Here, I’m finding the derivative of the output “true class” w.r.t. input pixels.
Now, I want to use ‘guided backpropagation’ i.e. taking max(grad, 0) at each layer before passing the gradient to previous layer during backward pass. The documentation of register_backward_hook is not very detailed.
I want something like
def hookfunc(model, gi, go):
grads = gi > 0
return grads
h = model.register_backward_hook(hookfunc)
I tried doing this, but this hook callback function never runs. I think that is because I’m running .backward() on an element of the output Variable, and not on the model. I’m not sure about this, but the documentation isn’t making anything clear.
To clarify, I want the hook callback function to run for every layer during back pass. Any help on how to do this would be appreciated.
I don’t think the hook will work as expected (see this recent thread for a discussion of the values of the hook Exact meaning of grad_input and grad_output).

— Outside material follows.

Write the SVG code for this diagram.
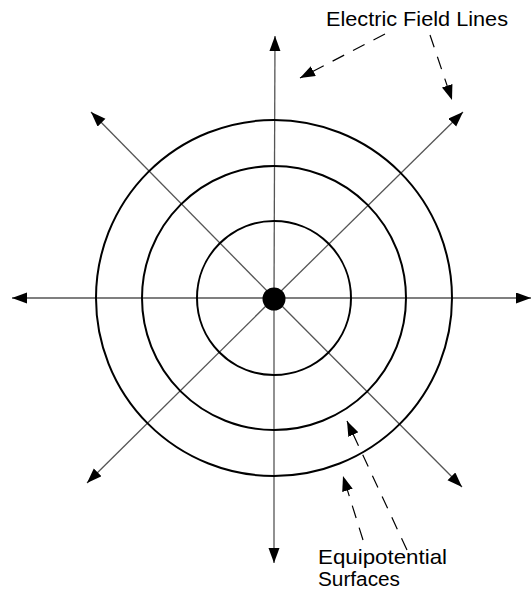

If you write the model yourself, you could just use hidden.register_hook(lambda grad: grad.clamp(min=0)), similar to the gradient clipping discussed here) on your activations between the layers.
First of all, thanks for the awesome explanation of gradInput and gradOutput. I was trying to figure out what they were, but couldn’t find it anywhere in the docs.
I’ve found a workaround for this. It’s not an elegant solution, but it works.
def saliency_map_general(model, input, label):
if (isinstance(model, torchvision.models.Inception3)):
input = preprocess_inception(input)
else:
input = preprocess(input)
h = [0]*len(list(model.modules()))
def hookfunc(module, gradInput, gradOutput):
print('hook callback is running')
// do something here
for j, i in enumerate(list(model.modules())):
h[j] = i.register_backward_hook(hookfunc)
output = model.forward(input)
model.zero_grad()
output[0][label].backward()
for i in range(len(list(model.modules()))):
h[i].remove()
grads = input.grad.data.clamp(min=0)
grads.squeeze_()
grads.transpose_(0,1)
grads.transpose_(1,2)
grads = np.amax(grads.cpu().numpy(), axis=2)
return grads
Can someone guide me as to how I should clamp the gradients to 0? (where I wrote “// do something here” in the code).
gradInput and gradOutput are both tuples, so I’m not able to do any operations on them.
I cannot convert gradInput to type “list” because it takes way too much time to do that (I grew impatient and restarted the jupyter notebook after a few minutes).
Does return [(None if g is None else g.clamp(min=0)) for g in gradInput] look vaguely good? (I didn’t try, but I would hope the gradients are either None or a variable.)